Accessing a Member of a Partitioned Dataset

Partitioned datasets look like directories in the graphical user interface, but they are not directories. On an MVS or z/OS file system there are no directories. A partitioned dataset contains a certain amount of members that can be accessed like individual files, but a partitioned dataset can never have another partitioned dataset as member. To access a member of a partitioned dataset member the member's name follows the dataset name and must be enclosed in ( ) brackets.

For example, a partitioned dataset EXAMPLES.SOURCES.COBOL might contain members such as COB1, COB2, and COB3. To access the member cob1, the file name should be EXAMPLES.SOURCES.COBOL(COB1).

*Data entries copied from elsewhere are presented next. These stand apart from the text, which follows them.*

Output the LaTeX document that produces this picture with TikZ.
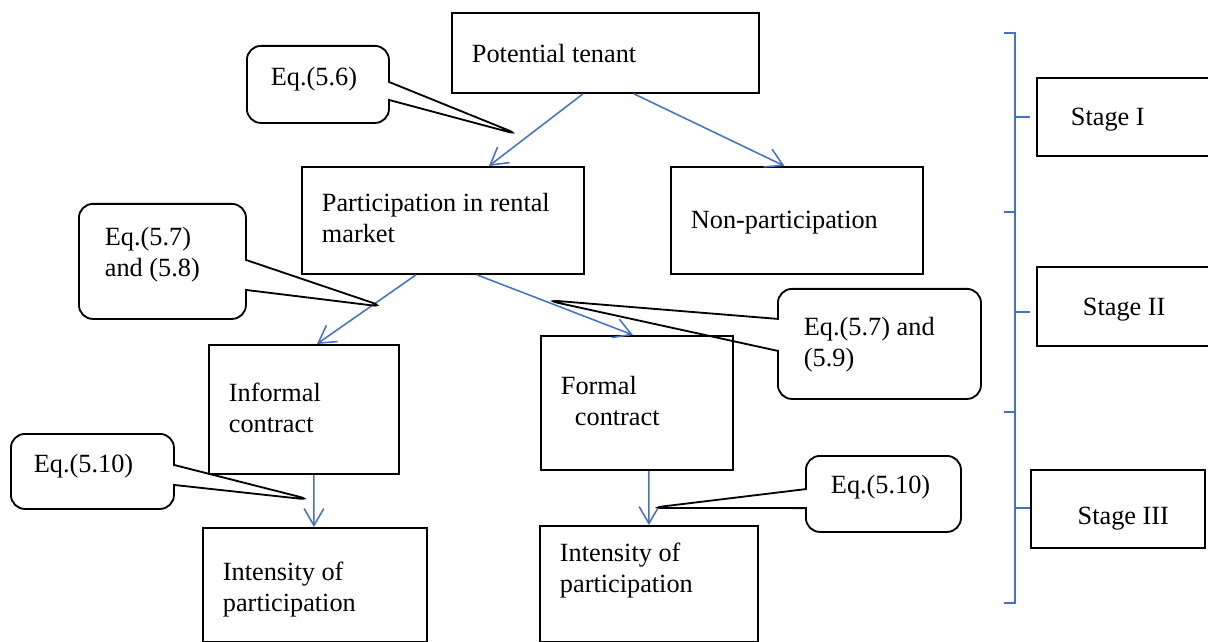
\documentclass[tikz,border=0pt]{standalone}
\usepackage{fontspec}
\setmainfont{Liberation Serif}
\usetikzlibrary{arrows.meta,shapes.callouts}
\definecolor{flowblue}{RGB}{68,114,196}

\tikzset{
  box/.style={draw, line width=1.3pt, anchor=north west, align=flush left, inner ysep=0pt, inner xsep=0.5cm},
  eqnote/.style={rectangle callout, draw, line width=1.3pt, rounded corners=0.35cm, anchor=north west, align=flush left, inner ysep=0pt},
  flow/.style={->, flowblue, line width=1.1pt},
}

\begin{document}
\begin{tikzpicture}[x=0.025cm, y=-0.025cm, >={Straight Barb[length=12pt,width=14pt]}, font=\fontsize{18.7}{22}\selectfont]
\useasboundingbox (0,0) rectangle (1208,642);

% stage I
\node[box, text width=6.675cm, text height=1.25cm, text depth=0.75cm] (tenant) at (451,12) {Potential tenant};

% stage II
\node[box, text width=6.05cm, text height=1.125cm, text depth=1.55cm] (part) at (301,166) {Participation in rental\\market};
\node[box, text width=5.3cm, text height=1.55cm, text depth=1.125cm] (nonpart) at (670,166) {Non-participation};
\node[box, text width=3.75cm, text height=1.425cm, text depth=1.8cm] (informal) at (208,344) {Informal\\contract};
\node[box, text width=3.8cm, text height=1.475cm, text depth=1.875cm] (formal) at (540,335) {Formal\\\hspace*{0.35cm}contract};

% stage III
\node[box, text width=4.6cm, text height=1.325cm, text depth=1.525cm] (intenl) at (202,527) {Intensity of\\participation};
\node[box, text width=4.45cm, text height=0.9cm, text depth=2cm] (intenr) at (539,525) {Intensity of\\participation};

% flows
\draw[flow] ([xshift=-0.5625cm]tenant.south) -- ([xshift=1.15cm]part.north);
\draw[flow] ([xshift=0.7125cm]tenant.south) -- ([xshift=-0.3125cm]nonpart.north);
\draw[flow] ([xshift=-0.675cm]part.south) -- ([xshift=0.325cm]informal.north);
\draw[flow] ([xshift=0.85cm]part.south) -- ([xshift=-0.1cm]formal.north);
\draw[flow] ([xshift=0.25cm]informal.south) -- ([xshift=-0.025cm]intenl.north);
\draw[flow] ([xshift=0.3cm]formal.south) -- (intenr.north);

% equations
\coordinate (tipA) at (520,135);
\coordinate (tipB) at (385,307);
\coordinate (tipC) at (545,300);
\coordinate (tipD) at (312,500);
\coordinate (tipE) at (650,508);
\node[eqnote, inner xsep=0.6cm, text width=2.35cm, text height=1cm, text depth=0.925cm,
  callout absolute pointer={(tipA)}, callout pointer width=0.45cm] (eqA) at (246,45) {Eq.(5.6)};
\node[eqnote, inner xsep=0.65cm, text width=2.875cm, text height=1.05cm, text depth=1.825cm,
  callout absolute pointer={(tipB)}, callout pointer width=0.75cm] (eqB) at (78,203) {Eq.(5.7)\\and (5.8)};
\node[eqnote, inner xsep=0.65cm, text width=3.775cm, text height=1.175cm, text depth=1.575cm,
  callout absolute pointer={(tipC)}, callout pointer width=0.8cm] (eqC) at (777,288) {Eq.(5.7) and\\(5.9)};
\node[eqnote, inner xsep=0.575cm, text width=2.925cm, text height=0.975cm, text depth=0.9cm,
  callout absolute pointer={(tipD)}, callout pointer width=0.5cm] (eqD) at (10,433) {Eq.(5.10)};
\node[eqnote, inner xsep=0.625cm, text width=2.625cm, text height=0.95cm, text depth=0.95cm,
  callout absolute pointer={(tipE)}, callout pointer width=0.475cm] (eqE) at (805,455) {Eq.(5.10)};

% stages
\node[box, inner xsep=0.85cm, text width=3.75cm, text height=1.2cm, text depth=0.75cm] (s1) at (1036,77) {Stage I};
\node[box, inner xsep=1.15cm, text width=3.75cm, text height=1.225cm, text depth=0.75cm] (s2) at (1036,266) {Stage II};
\node[box, align=flush right, inner xsep=0.9cm, text width=2.55cm, text height=1.375cm, text depth=0.575cm] (s3) at (1030,469) {Stage III};

\draw[flowblue, line width=1.1pt] (1004,33) -- (1015,33) -- (1015,603) -- (1004,603);
\draw[flowblue, line width=1.1pt] (1015,117) -- (1030,117);
\draw[flowblue, line width=1.1pt] (1015,212) -- (1004,212);
\draw[flowblue, line width=1.1pt] (1015,312) -- (1030,312);
\draw[flowblue, line width=1.1pt] (1015,412) -- (1004,412);
\draw[flowblue, line width=1.1pt] (1015,508) -- (1030,508);

\end{tikzpicture}
\end{document}
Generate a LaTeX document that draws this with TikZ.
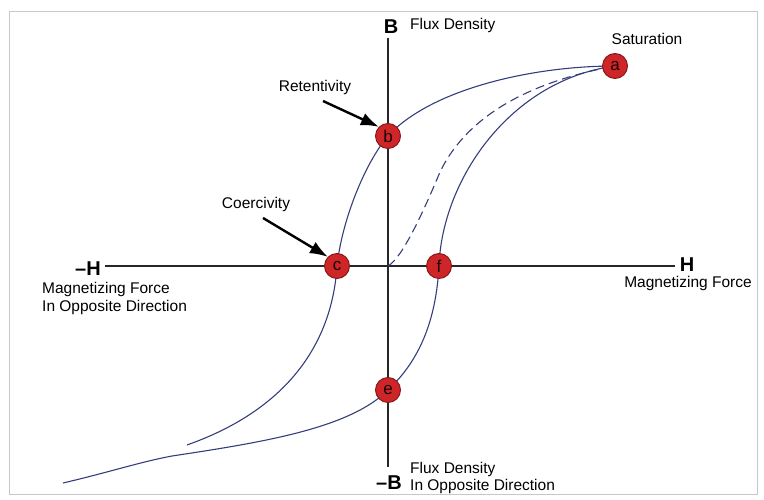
\documentclass[tikz,border=0pt]{standalone}
\usepackage{fontspec}
\setmainfont{Liberation Sans}
\usepackage{xcolor}
\usepackage{tikz}
\usetikzlibrary{arrows.meta}
\definecolor{loopblue}{RGB}{52, 62, 125}
\definecolor{dotred}{RGB}{206, 38, 40}
\definecolor{dotrim}{RGB}{130, 22, 22}
\definecolor{framegray}{RGB}{200, 200, 200}

\begin{document}
\begin{tikzpicture}[x=1pt,y=-1pt,
  lbl/.style={font=\fontsize{15.5}{17}\selectfont,inner sep=0pt},
  axlbl/.style={font=\fontsize{20}{22}\selectfont\bfseries,inner sep=0pt},
  dot/.style={circle,fill=dotred,draw=dotrim,line width=0.9pt,minimum size=25pt,inner sep=0pt,font=\fontsize{17}{17}\selectfont,text=black!80!dotrim},
  loop/.style={draw=loopblue,line width=1.1pt},
  pointer/.style={line width=2.4pt,-{Latex[length=18pt,width=13pt]}}]
  \useasboundingbox (0,0) rectangle (764,500);
  \draw[framegray,line width=1pt] (9,12) rectangle (757,494);

  % axes
  \coordinate (hneg) at (105,266);
  \coordinate (hpos) at (675,266);
  \coordinate (btop) at (388,38);
  \coordinate (bbot) at (388,467);
  \draw[line width=1.3pt,black!85] (hneg) -- (hpos);
  \draw[line width=1.3pt,black!85] (btop) -- (bbot);

  \node[axlbl] (bplus) at (391,27) {B};
  \node[lbl,anchor=west] (fluxup) at (410,25) {Flux Density};
  \node[axlbl] (bminus) at (389,483) {--B};
  \node[lbl,anchor=west] (fluxdn) at (410,469) {Flux Density};
  \node[lbl,anchor=west] (fluxdn2) at (410,486) {In Opposite Direction};
  \node[axlbl] (hplus) at (687,265) {H};
  \node[lbl] (magpos) at (688,283) {Magnetizing Force};
  \node[axlbl] (hminus) at (88,269) {--H};
  \node[lbl,anchor=west] (magneg) at (42,289) {Magnetizing Force};
  \node[lbl,anchor=west] (magneg2) at (42,307) {In Opposite Direction};

  % loop points
  \coordinate (pa) at (615,66);
  \coordinate (pb) at (388,136);
  \coordinate (pc) at (337,266);
  \coordinate (pe) at (388,390);
  \coordinate (pf) at (439,266);
  \coordinate (po) at (388,266);
  \coordinate (tailup) at (187,445);
  \coordinate (taildn) at (63,483);
  \coordinate (kink) at (172,456);
  \coordinate (bend) at (440,172);

  % hysteresis loop
  \draw[loop] (pa) .. controls (530,66) and (430,90) .. (pb)
    .. controls (365,163) and (342,220) .. (pc)
    .. controls (333,330) and (300,405) .. (tailup);
  \draw[loop] (taildn) .. controls (110,472) and (140,462) .. (kink)
    .. controls (265,442) and (350,428) .. (pe)
    .. controls (420,360) and (436,320) .. (pf)
    .. controls (442,180) and (510,80) .. (pa);
  \draw[loop,dash pattern=on 9pt off 5pt] (po) .. controls (402,258) and (422,215) .. (bend)
    .. controls (470,110) and (540,80) .. (pa);

  \node[dot] (a) at (pa) {a};
  \node[dot] (b) at (pb) {b};
  \node[dot] (c) at (pc) {c};
  \node[dot] (e) at (pe) {e};
  \node[dot] (f) at (pf) {f};

  \node[lbl] (sat) at (647,39) {Saturation};
  \node[lbl] (ret) at (315,87) {Retentivity};
  \node[lbl] (coe) at (256,204) {Coercivity};
  \coordinate (rettail) at (323,101);
  \coordinate (coetail) at (263,218);
  \draw[pointer] (rettail) -- (b.north west);
  \draw[pointer] (coetail) -- (c.north west);
\end{tikzpicture}
\end{document}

You can list the members of a partitioned datasets within the graphical user interface by specifying a * character as member name. For example. EXAMPLES.SOURCES.COBOL(*) entered in the path name of the file browser will list all members. All rules about fully and partially names also apply also to partitioned datasets.

Special Behavior

The mkdir command will create a partitioned dataset. You can issue a cd command to go into it and store members in it. Note that the maximum member name size is eight characters. You can't execute a mkdir command in a partitioned dataset. It will raise an error, as it is not allowed to create a partitioned dataset within a partitioned dataset.

You can use mget datasetname(<pattern>) on a partitioned dataset to get all members where pattern can contain a * character like cob*. It will get all members starting with cob in that case. You cannot use other wildcard patters besides * characters such as ? characters.